Tutto bene. Non sappiamo se sia il clima di euforia che circonda l’Expo che crea cortine di fumo dentro cui evaporano i veri problemi. Il sistema italiano delle Dop e Igp – che nessuno vuole metter in discussione come strumento prezioso per valorizzare le produzioni agricole e agroalimentari di qualità di un territorio – però è afflitto da problemi che si chiamano elefantiasi burocratica, scarsa efficienza commerciale, sottoutilizzo dei marchi, malfunzionamento dei Consorzi di tutela. Mali che nel caso dell’ortofrutta sono alla luce del sole: il prodotto certificato Igp rispetto a quello standard è inferiore all’1% nel caso delle pesche e nettarine di Romagna, così per la pera Igp dell’Emilia-Romagna, mentre sale al 6,5% – una delle percentuali più elevate – per la patata di Bologna Dop. E così per tanti altri prodotti. In sostanza siamo di fronte a potenzialità largamente inespresse con marchi che rappresentano minime percentuali di prodotto e che lasciano il tempo che trovano sul mercato. E che non sono in grado di influenzare il corso dei prezzi perché privi di una vera organizzazione commerciale e di marketing dietro.
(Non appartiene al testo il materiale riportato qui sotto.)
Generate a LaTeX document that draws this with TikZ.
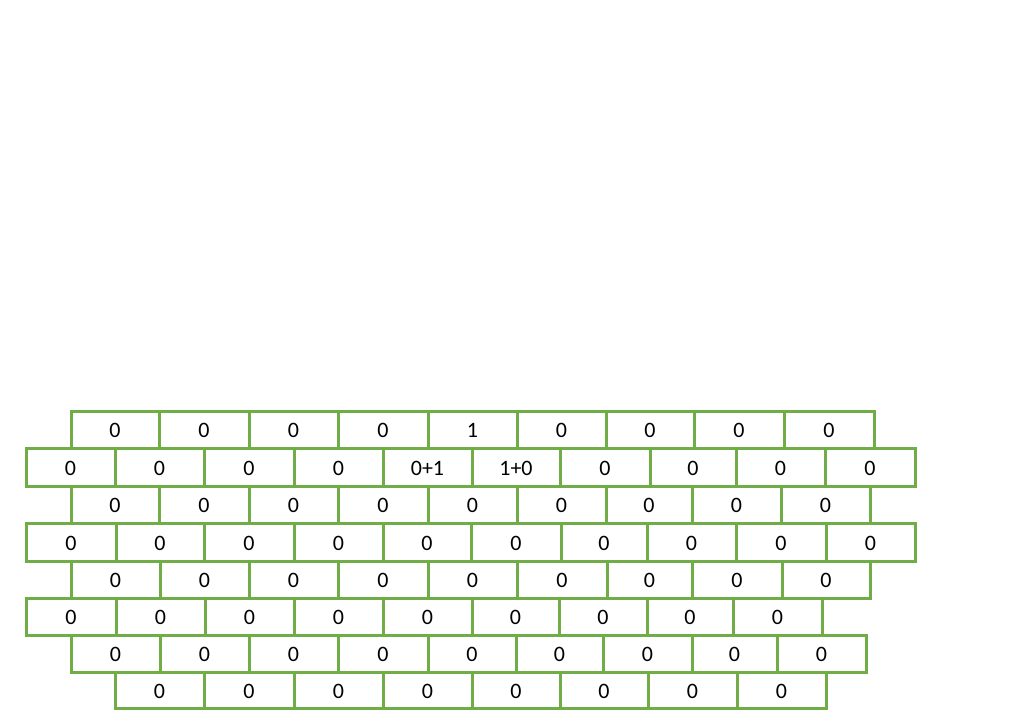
\documentclass[tikz,border=0pt]{standalone}
\usepackage{fontspec}
\setmainfont{Carlito}
\definecolor{brickgreen}{HTML}{70AD47}
\newcommand\brickrow[4]{%
  \foreach \xa/\xb/\t [count=\i] in {#4} {%
    \node[brick, minimum width={\xb-\xa}, minimum height={#2-#1}] (#3c\i) at ({(\xa+\xb)/2},{(#1+#2)/2}) {\t};
  }%
}
\begin{document}
\begin{tikzpicture}[x=1pt,y=-1pt,
  brick/.style={draw=brickgreen, line width=3pt, rectangle, inner sep=0pt,
    text height=16.5pt, text depth=0pt,
    font=\fontsize{22}{26}\selectfont}]
\useasboundingbox (0,0) rectangle (1024,709);
\brickrow{411}{448}{r1}{71/159/0,159/249/0,249/338/0,338/428/0,428/517/1,517/606/0,606/694/0,694/784/0,784/874/0}
\brickrow{448}{486}{r2}{26/115/0,115/204/0,204/294/0,294/383/0,383/472/0+1,472/560/1+0,560/650/0,650/736/0,736/825/0,825/915/0}
\brickrow{486}{523}{r3}{71/159/0,159/249/0,249/338/0,338/428/0,428/517/0,517/606/0,606/692/0,692/781/0,781/870/0}
\brickrow{523}{561}{r4}{26/116/0,116/204/0,204/294/0,294/383/0,383/471/0,471/561/0,561/647/0,647/736/0,736/826/0,826/915/0}
\brickrow{561}{598}{r5}{71/160/0,160/249/0,249/338/0,338/428/0,428/517/0,517/607/0,607/692/0,692/782/0,782/870/0}
\brickrow{598}{635}{r6}{26/116/0,116/205/0,205/294/0,294/383/0,383/472/0,472/559/0,559/647/0,647/733/0,733/822/0}
\brickrow{635}{672}{r7}{71/160/0,160/249/0,249/338/0,338/428/0,428/516/0,516/603/0,603/692/0,692/777/0,777/866/0}
\brickrow{672}{708}{r8}{115/204/0,204/294/0,294/383/0,383/472/0,472/560/0,560/648/0,648/737/0,737/826/0}
\end{tikzpicture}
\end{document}
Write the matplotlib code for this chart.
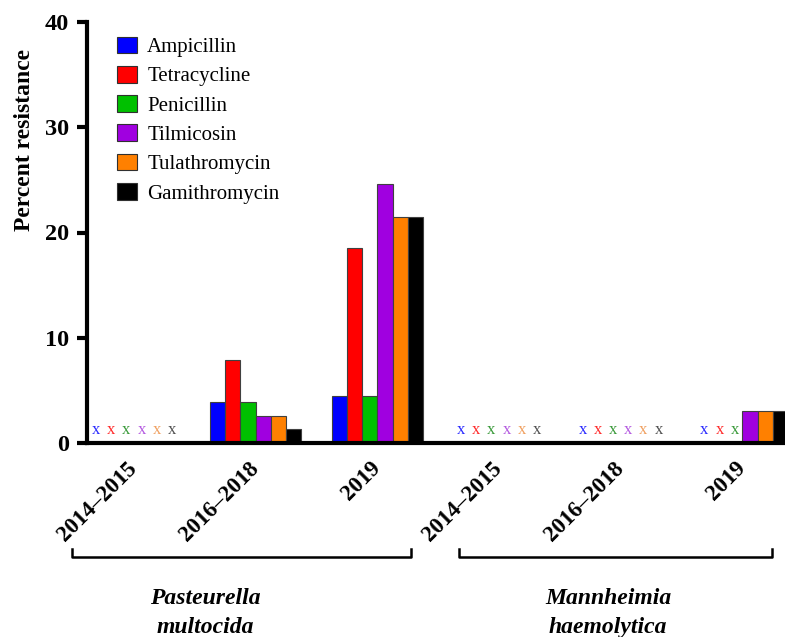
"""Percent resistance by drug, period and species - grouped bars"""
import numpy as np
import matplotlib.pyplot as plt
from matplotlib.patches import Patch
import matplotlib.transforms as mtransforms

plt.rcParams['font.family'] = ['Liberation Serif', 'DejaVu Serif']

periods = ['2014–2015', '2016–2018', '2019', '2014–2015', '2016–2018', '2019']
drugs = ['Ampicillin', 'Tetracycline', 'Penicillin', 'Tilmicosin',
         'Tulathromycin', 'Gamithromycin']
colors = ['#0000ff', '#ff0000', '#00c000', '#a000e0', '#ff8000', '#000000']
zero_colors = ['#2a2aff', '#ff2a2a', '#3a9a3a', '#b45ae0', '#f0a060', '#505050']

# percent resistance, one list per drug, one value per period group
ampicillin = [0, 3.9, 4.5, 0, 0, 0]
tetracycline = [0, 7.9, 18.5, 0, 0, 0]
penicillin = [0, 3.9, 4.5, 0, 0, 0]
tilmicosin = [0, 2.6, 24.6, 0, 0, 3.0]
tulathromycin = [0, 2.6, 21.5, 0, 0, 3.0]
gamithromycin = [0, 1.3, 21.5, 0, 0, 3.0]
series = [ampicillin, tetracycline, penicillin, tilmicosin, tulathromycin, gamithromycin]

species = ['Pasteurella\nmultocida', 'Mannheimia\nhaemolytica']

fig = plt.figure(figsize=(7.85, 6.37), dpi=100)
ax = fig.add_axes([87/785, 1 - 443/637, 698/785, 421/637])

x = np.arange(len(periods))
w = 0.125
for k, (vals, c, zc) in enumerate(zip(series, colors, zero_colors)):
    pos = x + (k - 2.5) * w
    ax.bar(pos, vals, width=w, color=c, edgecolor='#404040', linewidth=0.8)
    # GraphPad-style "x" for zero values
    for p, v in zip(pos, vals):
        if v == 0:
            ax.text(p, 1.2, 'x', color=zc, fontsize=12, ha='center', va='center')

ax.set_xlim(-0.386, 5.35)
ax.set_ylim(0, 40)
ax.set_yticks([0, 10, 20, 30, 40])
ax.set_xticks(x)
ax.set_xticklabels(periods, rotation=45, ha='right', va='center',
                   rotation_mode='anchor', fontsize=16.5, fontweight='bold')
for lab in ax.get_yticklabels():
    lab.set_fontweight('bold')
ax.tick_params(axis='y', length=7, width=3, labelsize=17.5, pad=6)
ax.tick_params(axis='x', length=0, pad=16)
for s in ['top', 'right']:
    ax.spines[s].set_visible(False)
for s in ['left', 'bottom']:
    ax.spines[s].set_linewidth(3)

ax.set_ylabel('Percent resistance', fontsize=17, fontweight='bold')
ax.yaxis.set_label_coords(-0.075, 0.72)

handles = [Patch(facecolor=c, edgecolor='#303030', linewidth=0.8) for c in colors]
ax.legend(handles, drugs, loc='upper left', bbox_to_anchor=(0.031, 0.985),
          frameon=False, fontsize=15, handlelength=0.95, handleheight=0.85,
          labelspacing=0.42, handletextpad=0.5, borderaxespad=0)

# species brackets below the period labels
tr = mtransforms.blended_transform_factory(ax.transData, ax.transAxes)
brackets = [(-0.51, 2.28), (2.67, 5.24)]
for (a, b) in brackets:
    ax.plot([a, a, b, b], [-0.252, -0.271, -0.271, -0.252], color='black',
            lw=1.8, transform=tr, clip_on=False)

fig.text(205/785, 1 - 613/637, species[0], ha='center', va='center',
         fontsize=17, fontweight='bold', style='italic', linespacing=1.45)
fig.text(608/785, 1 - 613/637, species[1], ha='center', va='center',
         fontsize=17, fontweight='bold', style='italic', linespacing=1.45)

fig.savefig('out.png', dpi=100)
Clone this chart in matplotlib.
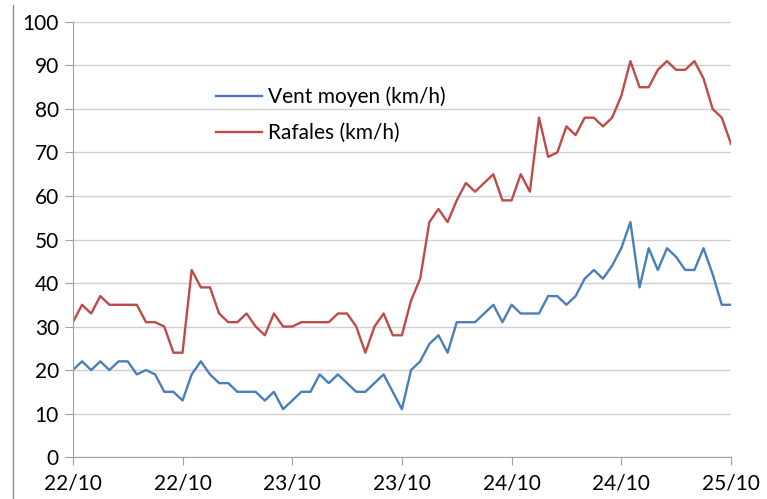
import matplotlib.pyplot as plt
from matplotlib.lines import Line2D

plt.rcParams['font.family'] = ['Lato', 'DejaVu Sans']

# hourly readings, 22/10 -> 25/10
vent_moyen = [20, 22, 20, 22, 20, 22, 22, 19, 20, 19, 15, 15, 13,
              19, 22, 19, 17, 17, 15, 15, 15, 13, 15, 11, 13,
              15, 15, 19, 17, 19, 17, 15, 15, 17, 19, 15, 11,
              20, 22, 26, 28, 24, 31, 31, 31, 33, 35, 31, 35,
              33, 33, 33, 37, 37, 35, 37, 41, 43, 41, 44, 48,
              54, 39, 48, 43, 48, 46, 43, 43, 48, 42, 35, 35]
rafales = [31, 35, 33, 37, 35, 35, 35, 35, 31, 31, 30, 24, 24,
           43, 39, 39, 33, 31, 31, 33, 30, 28, 33, 30, 30,
           31, 31, 31, 31, 33, 33, 30, 24, 30, 33, 28, 28,
           36, 41, 54, 57, 54, 59, 63, 61, 63, 65, 59, 59,
           65, 61, 78, 69, 70, 76, 74, 78, 78, 76, 78, 83,
           91, 85, 85, 89, 91, 89, 89, 91, 87, 80, 78, 72]
tick_labels = ["22/10", "22/10", "23/10", "23/10", "24/10", "24/10", "25/10"]

hours = list(range(len(rafales)))

fig = plt.figure(figsize=(7.67, 4.99), dpi=100)
ax = fig.add_axes([0.095, 0.084, 0.858, 0.872])

ax.plot(hours, vent_moyen, color="#4a7ebb", lw=1.7, label="Vent moyen (km/h)")
ax.plot(hours, rafales, color="#be4b48", lw=1.7, label="Rafales (km/h)")

ax.set_xlim(0, 72)
ax.set_ylim(0, 100)
ax.set_yticks(range(0, 101, 10))
ax.set_xticks(range(0, 73, 12))
ax.set_xticklabels(tick_labels)
ax.grid(axis="y", color="#d0d0d0", lw=1)
ax.set_axisbelow(True)

for s in ["top", "right"]:
    ax.spines[s].set_visible(False)
for s in ["left", "bottom"]:
    ax.spines[s].set_color("#a0a0a0")
ax.tick_params(axis="both", colors="#a0a0a0", labelcolor="black",
               labelsize=15, length=6, direction="out")
ax.tick_params(axis="x", pad=6)
ax.tick_params(axis="y", pad=4)

ax.legend(loc="upper left", bbox_to_anchor=(0.189, 0.894), frameon=False,
          fontsize=15, handlelength=2.2, handletextpad=0.3, labelspacing=0.75)

# screenshot border
fig.add_artist(Line2D([13 / 767, 13 / 767], [0, 0.99], color="#909090", lw=1))

fig.savefig("out.png", dpi=100)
Ovviamente ci sono eccezioni, come nel caso dei Consorzi dei radicchi veneti, grazie alla capacità e allo spirito di squadra di un gruppo dirigente all’altezza, ma il quadro medio è alquanto desolante. E, si badi, se usciamo dal settore ortofrutta e osserviamo i ‘campioni’ del paniere Dop-Igp, ci accorgiamo che la gestione dei marchi affidata ai Consorzi quasi sempre non ha incrementato il valore dei marchi stessi ma li ha banalizzati e impoveriti, con le conseguenze del caso: scarsa remunerazione del prodotto all’origine, dipendenza totale dai diktat e dalle politiche giugulatorie della Gdo, scarsa penetrazione commerciale sui mercati esteri.

Perché dico queste cose? Non per essere il solito bastian contrario, ma perché il ministro dovrebbe sapere che non è tutto oro quello che luccica e che da tempo sono sul tavolo proposte per rivedere le regole del nostro sistema dei marchi di origine e qualità proprio per renderlo più rispondente alle esigenze del mondo produttivo. L’attuale sistema, in particolare per l’ortofrutta, è una scatola semivuota, un gigante dai piedi d’argilla. Nicchie produttive di alta qualità che in molti casi faticano a stare sul mercato, costi burocratici della filiera inaccessibili ai più, nessuna massa critica, scarse se non inesistenti politiche di marketing, gestione dei Consorzi senza riscontri in termini di obiettivi/risultati. Invece di baloccarsi con la retorica delle eccellenze e dell’autocelebrazione, bisogna rimettere mano alle regole proprio per valorizzare questo paniere di eccellenze produttive e di territorio che sono come i nostri beni culturali e artistici: unici al mondo ma ampiamente malgestiti. Da noi.